MATERIAL:
────
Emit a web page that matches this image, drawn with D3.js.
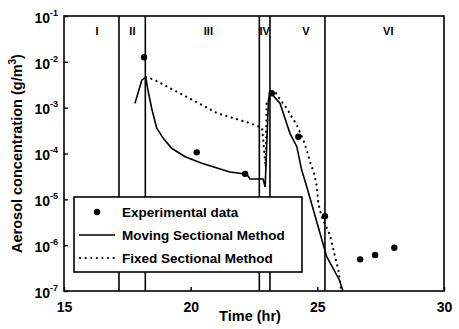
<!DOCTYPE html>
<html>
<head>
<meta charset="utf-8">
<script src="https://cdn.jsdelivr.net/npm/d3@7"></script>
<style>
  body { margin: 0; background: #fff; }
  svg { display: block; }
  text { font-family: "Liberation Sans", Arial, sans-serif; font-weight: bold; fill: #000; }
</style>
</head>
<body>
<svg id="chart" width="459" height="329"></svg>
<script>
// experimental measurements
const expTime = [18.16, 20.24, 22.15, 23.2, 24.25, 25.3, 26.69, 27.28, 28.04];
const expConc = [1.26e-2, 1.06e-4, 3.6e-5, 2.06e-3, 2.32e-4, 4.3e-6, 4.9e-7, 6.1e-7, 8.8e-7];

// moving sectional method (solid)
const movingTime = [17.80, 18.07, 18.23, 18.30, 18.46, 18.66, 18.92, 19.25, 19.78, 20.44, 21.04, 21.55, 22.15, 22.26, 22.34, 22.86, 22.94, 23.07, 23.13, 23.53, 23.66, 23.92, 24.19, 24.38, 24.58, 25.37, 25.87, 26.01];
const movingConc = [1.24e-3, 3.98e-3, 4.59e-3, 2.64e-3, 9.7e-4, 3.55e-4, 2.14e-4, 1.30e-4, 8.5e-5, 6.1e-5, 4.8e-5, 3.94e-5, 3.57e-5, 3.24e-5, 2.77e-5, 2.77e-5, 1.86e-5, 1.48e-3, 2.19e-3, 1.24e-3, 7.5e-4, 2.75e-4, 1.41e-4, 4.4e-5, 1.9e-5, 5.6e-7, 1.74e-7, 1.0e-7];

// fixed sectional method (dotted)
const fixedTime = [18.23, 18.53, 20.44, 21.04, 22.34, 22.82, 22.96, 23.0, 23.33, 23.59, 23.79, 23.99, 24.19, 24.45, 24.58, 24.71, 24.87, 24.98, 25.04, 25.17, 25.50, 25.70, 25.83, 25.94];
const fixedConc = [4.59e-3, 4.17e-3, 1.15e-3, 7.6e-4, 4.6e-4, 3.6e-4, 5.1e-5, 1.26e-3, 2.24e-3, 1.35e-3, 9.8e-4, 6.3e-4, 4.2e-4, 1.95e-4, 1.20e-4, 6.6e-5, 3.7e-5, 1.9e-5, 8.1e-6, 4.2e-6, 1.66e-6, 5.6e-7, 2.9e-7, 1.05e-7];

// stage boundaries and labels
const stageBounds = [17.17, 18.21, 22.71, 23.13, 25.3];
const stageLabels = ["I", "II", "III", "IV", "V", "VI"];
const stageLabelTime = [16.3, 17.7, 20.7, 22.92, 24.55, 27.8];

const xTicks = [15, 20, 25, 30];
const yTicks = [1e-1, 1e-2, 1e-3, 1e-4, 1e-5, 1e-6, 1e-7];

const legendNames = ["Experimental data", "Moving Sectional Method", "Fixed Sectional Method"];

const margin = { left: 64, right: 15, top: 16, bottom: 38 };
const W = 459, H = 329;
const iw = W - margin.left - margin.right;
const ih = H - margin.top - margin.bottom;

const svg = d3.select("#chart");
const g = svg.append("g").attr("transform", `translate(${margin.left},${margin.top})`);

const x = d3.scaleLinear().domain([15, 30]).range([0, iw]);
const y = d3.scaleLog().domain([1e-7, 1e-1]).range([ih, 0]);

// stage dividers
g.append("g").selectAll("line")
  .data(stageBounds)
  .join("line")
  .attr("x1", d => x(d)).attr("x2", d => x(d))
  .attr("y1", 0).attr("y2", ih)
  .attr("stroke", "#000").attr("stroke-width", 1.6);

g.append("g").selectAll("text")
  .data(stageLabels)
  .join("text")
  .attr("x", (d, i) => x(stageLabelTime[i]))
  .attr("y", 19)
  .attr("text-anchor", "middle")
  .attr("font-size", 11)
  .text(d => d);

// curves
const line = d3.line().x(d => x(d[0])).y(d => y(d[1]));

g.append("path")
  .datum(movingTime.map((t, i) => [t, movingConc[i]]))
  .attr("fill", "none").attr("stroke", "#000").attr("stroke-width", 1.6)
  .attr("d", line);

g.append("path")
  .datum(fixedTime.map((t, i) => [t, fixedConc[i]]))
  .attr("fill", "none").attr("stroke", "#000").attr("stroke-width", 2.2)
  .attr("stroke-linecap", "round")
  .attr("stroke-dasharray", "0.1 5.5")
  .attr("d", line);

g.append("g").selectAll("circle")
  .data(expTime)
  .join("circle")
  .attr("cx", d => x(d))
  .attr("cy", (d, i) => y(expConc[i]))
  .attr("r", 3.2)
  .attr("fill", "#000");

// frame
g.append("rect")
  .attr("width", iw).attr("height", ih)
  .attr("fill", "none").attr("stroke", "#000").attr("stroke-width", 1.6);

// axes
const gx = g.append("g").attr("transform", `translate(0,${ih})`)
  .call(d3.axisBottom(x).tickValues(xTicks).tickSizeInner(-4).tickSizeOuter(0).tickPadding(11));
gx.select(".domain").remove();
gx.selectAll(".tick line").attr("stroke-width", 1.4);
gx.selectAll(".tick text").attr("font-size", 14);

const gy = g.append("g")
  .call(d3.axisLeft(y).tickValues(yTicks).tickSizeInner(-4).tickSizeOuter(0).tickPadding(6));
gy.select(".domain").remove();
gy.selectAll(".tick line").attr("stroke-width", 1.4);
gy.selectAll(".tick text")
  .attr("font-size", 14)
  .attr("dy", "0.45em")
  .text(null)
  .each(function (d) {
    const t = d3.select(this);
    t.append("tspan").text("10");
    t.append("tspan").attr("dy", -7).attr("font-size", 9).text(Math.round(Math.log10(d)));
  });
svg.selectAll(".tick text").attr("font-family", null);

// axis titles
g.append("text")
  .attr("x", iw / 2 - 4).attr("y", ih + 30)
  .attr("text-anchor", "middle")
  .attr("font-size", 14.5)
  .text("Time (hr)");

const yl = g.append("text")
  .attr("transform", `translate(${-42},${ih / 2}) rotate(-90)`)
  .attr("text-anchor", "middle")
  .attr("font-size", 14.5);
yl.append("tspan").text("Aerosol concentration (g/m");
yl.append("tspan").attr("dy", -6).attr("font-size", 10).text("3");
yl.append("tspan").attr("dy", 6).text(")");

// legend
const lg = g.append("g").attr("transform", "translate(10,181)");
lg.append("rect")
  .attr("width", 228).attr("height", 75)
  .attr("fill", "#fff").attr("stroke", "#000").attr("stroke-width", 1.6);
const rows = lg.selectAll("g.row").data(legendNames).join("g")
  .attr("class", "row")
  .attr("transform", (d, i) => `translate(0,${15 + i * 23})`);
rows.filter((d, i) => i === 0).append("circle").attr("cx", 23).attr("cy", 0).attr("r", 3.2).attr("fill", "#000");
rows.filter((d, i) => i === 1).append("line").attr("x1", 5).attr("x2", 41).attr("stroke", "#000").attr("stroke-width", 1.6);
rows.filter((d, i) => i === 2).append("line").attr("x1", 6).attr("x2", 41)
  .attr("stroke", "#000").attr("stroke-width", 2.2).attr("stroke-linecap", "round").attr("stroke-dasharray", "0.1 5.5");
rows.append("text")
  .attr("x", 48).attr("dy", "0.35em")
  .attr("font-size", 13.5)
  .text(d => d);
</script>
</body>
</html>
────
Copy out each line exactly, without the pictures.

Emit a web page that matches this image, drawn with D3.js.
<!DOCTYPE html>
<html>
<head>
<meta charset="utf-8">
<script src="https://cdn.jsdelivr.net/npm/d3@7"></script>
<style>
  body { margin: 0; background: #fff; }
  svg { display: block; }
  text { font-family: "Liberation Sans", Arial, sans-serif; font-weight: bold; fill: #000; }
</style>
</head>
<body>
<svg id="chart" width="459" height="329"></svg>
<script>
// experimental measurements
const expTime = [18.16, 20.24, 22.15, 23.2, 24.25, 25.3, 26.69, 27.28, 28.04];
const expConc = [1.26e-2, 1.06e-4, 3.6e-5, 2.06e-3, 2.32e-4, 4.3e-6, 4.9e-7, 6.1e-7, 8.8e-7];

// moving sectional method (solid)
const movingTime = [17.80, 18.07, 18.23, 18.30, 18.46, 18.66, 18.92, 19.25, 19.78, 20.44, 21.04, 21.55, 22.15, 22.26, 22.34, 22.86, 22.94, 23.07, 23.13, 23.53, 23.66, 23.92, 24.19, 24.38, 24.58, 25.37, 25.87, 26.01];
const movingConc = [1.24e-3, 3.98e-3, 4.59e-3, 2.64e-3, 9.7e-4, 3.55e-4, 2.14e-4, 1.30e-4, 8.5e-5, 6.1e-5, 4.8e-5, 3.94e-5, 3.57e-5, 3.24e-5, 2.77e-5, 2.77e-5, 1.86e-5, 1.48e-3, 2.19e-3, 1.24e-3, 7.5e-4, 2.75e-4, 1.41e-4, 4.4e-5, 1.9e-5, 5.6e-7, 1.74e-7, 1.0e-7];

// fixed sectional method (dotted)
const fixedTime = [18.23, 18.53, 20.44, 21.04, 22.34, 22.82, 22.96, 23.0, 23.33, 23.59, 23.79, 23.99, 24.19, 24.45, 24.58, 24.71, 24.87, 24.98, 25.04, 25.17, 25.50, 25.70, 25.83, 25.94];
const fixedConc = [4.59e-3, 4.17e-3, 1.15e-3, 7.6e-4, 4.6e-4, 3.6e-4, 5.1e-5, 1.26e-3, 2.24e-3, 1.35e-3, 9.8e-4, 6.3e-4, 4.2e-4, 1.95e-4, 1.20e-4, 6.6e-5, 3.7e-5, 1.9e-5, 8.1e-6, 4.2e-6, 1.66e-6, 5.6e-7, 2.9e-7, 1.05e-7];

// stage boundaries and labels
const stageBounds = [17.17, 18.21, 22.71, 23.13, 25.3];
const stageLabels = ["I", "II", "III", "IV", "V", "VI"];
const stageLabelTime = [16.3, 17.7, 20.7, 22.92, 24.55, 27.8];

const xTicks = [15, 20, 25, 30];
const yTicks = [1e-1, 1e-2, 1e-3, 1e-4, 1e-5, 1e-6, 1e-7];

const legendNames = ["Experimental data", "Moving Sectional Method", "Fixed Sectional Method"];

const margin = { left: 64, right: 15, top: 16, bottom: 38 };
const W = 459, H = 329;
const iw = W - margin.left - margin.right;
const ih = H - margin.top - margin.bottom;

const svg = d3.select("#chart");
const g = svg.append("g").attr("transform", `translate(${margin.left},${margin.top})`);

const x = d3.scaleLinear().domain([15, 30]).range([0, iw]);
const y = d3.scaleLog().domain([1e-7, 1e-1]).range([ih, 0]);

// stage dividers
g.append("g").selectAll("line")
  .data(stageBounds)
  .join("line")
  .attr("x1", d => x(d)).attr("x2", d => x(d))
  .attr("y1", 0).attr("y2", ih)
  .attr("stroke", "#000").attr("stroke-width", 1.6);

g.append("g").selectAll("text")
  .data(stageLabels)
  .join("text")
  .attr("x", (d, i) => x(stageLabelTime[i]))
  .attr("y", 19)
  .attr("text-anchor", "middle")
  .attr("font-size", 11)
  .text(d => d);

// curves
const line = d3.line().x(d => x(d[0])).y(d => y(d[1]));

g.append("path")
  .datum(movingTime.map((t, i) => [t, movingConc[i]]))
  .attr("fill", "none").attr("stroke", "#000").attr("stroke-width", 1.6)
  .attr("d", line);

g.append("path")
  .datum(fixedTime.map((t, i) => [t, fixedConc[i]]))
  .attr("fill", "none").attr("stroke", "#000").attr("stroke-width", 2.2)
  .attr("stroke-linecap", "round")
  .attr("stroke-dasharray", "0.1 5.5")
  .attr("d", line);

g.append("g").selectAll("circle")
  .data(expTime)
  .join("circle")
  .attr("cx", d => x(d))
  .attr("cy", (d, i) => y(expConc[i]))
  .attr("r", 3.2)
  .attr("fill", "#000");

// frame
g.append("rect")
  .attr("width", iw).attr("height", ih)
  .attr("fill", "none").attr("stroke", "#000").attr("stroke-width", 1.6);

// axes
const gx = g.append("g").attr("transform", `translate(0,${ih})`)
  .call(d3.axisBottom(x).tickValues(xTicks).tickSizeInner(-4).tickSizeOuter(0).tickPadding(11));
gx.select(".domain").remove();
gx.selectAll(".tick line").attr("stroke-width", 1.4);
gx.selectAll(".tick text").attr("font-size", 14);

const gy = g.append("g")
  .call(d3.axisLeft(y).tickValues(yTicks).tickSizeInner(-4).tickSizeOuter(0).tickPadding(6));
gy.select(".domain").remove();
gy.selectAll(".tick line").attr("stroke-width", 1.4);
gy.selectAll(".tick text")
  .attr("font-size", 14)
  .attr("dy", "0.45em")
  .text(null)
  .each(function (d) {
    const t = d3.select(this);
    t.append("tspan").text("10");
    t.append("tspan").attr("dy", -7).attr("font-size", 9).text(Math.round(Math.log10(d)));
  });
svg.selectAll(".tick text").attr("font-family", null);

// axis titles
g.append("text")
  .attr("x", iw / 2 - 4).attr("y", ih + 30)
  .attr("text-anchor", "middle")
  .attr("font-size", 14.5)
  .text("Time (hr)");

const yl = g.append("text")
  .attr("transform", `translate(${-42},${ih / 2}) rotate(-90)`)
  .attr("text-anchor", "middle")
  .attr("font-size", 14.5);
yl.append("tspan").text("Aerosol concentration (g/m");
yl.append("tspan").attr("dy", -6).attr("font-size", 10).text("3");
yl.append("tspan").attr("dy", 6).text(")");

// legend
const lg = g.append("g").attr("transform", "translate(10,181)");
lg.append("rect")
  .attr("width", 228).attr("height", 75)
  .attr("fill", "#fff").attr("stroke", "#000").attr("stroke-width", 1.6);
const rows = lg.selectAll("g.row").data(legendNames).join("g")
  .attr("class", "row")
  .attr("transform", (d, i) => `translate(0,${15 + i * 23})`);
rows.filter((d, i) => i === 0).append("circle").attr("cx", 23).attr("cy", 0).attr("r", 3.2).attr("fill", "#000");
rows.filter((d, i) => i === 1).append("line").attr("x1", 5).attr("x2", 41).attr("stroke", "#000").attr("stroke-width", 1.6);
rows.filter((d, i) => i === 2).append("line").attr("x1", 6).attr("x2", 41)
  .attr("stroke", "#000").attr("stroke-width", 2.2).attr("stroke-linecap", "round").attr("stroke-dasharray", "0.1 5.5");
rows.append("text")
  .attr("x", 48).attr("dy", "0.35em")
  .attr("font-size", 13.5)
  .text(d => d);
</script>
</body>
</html>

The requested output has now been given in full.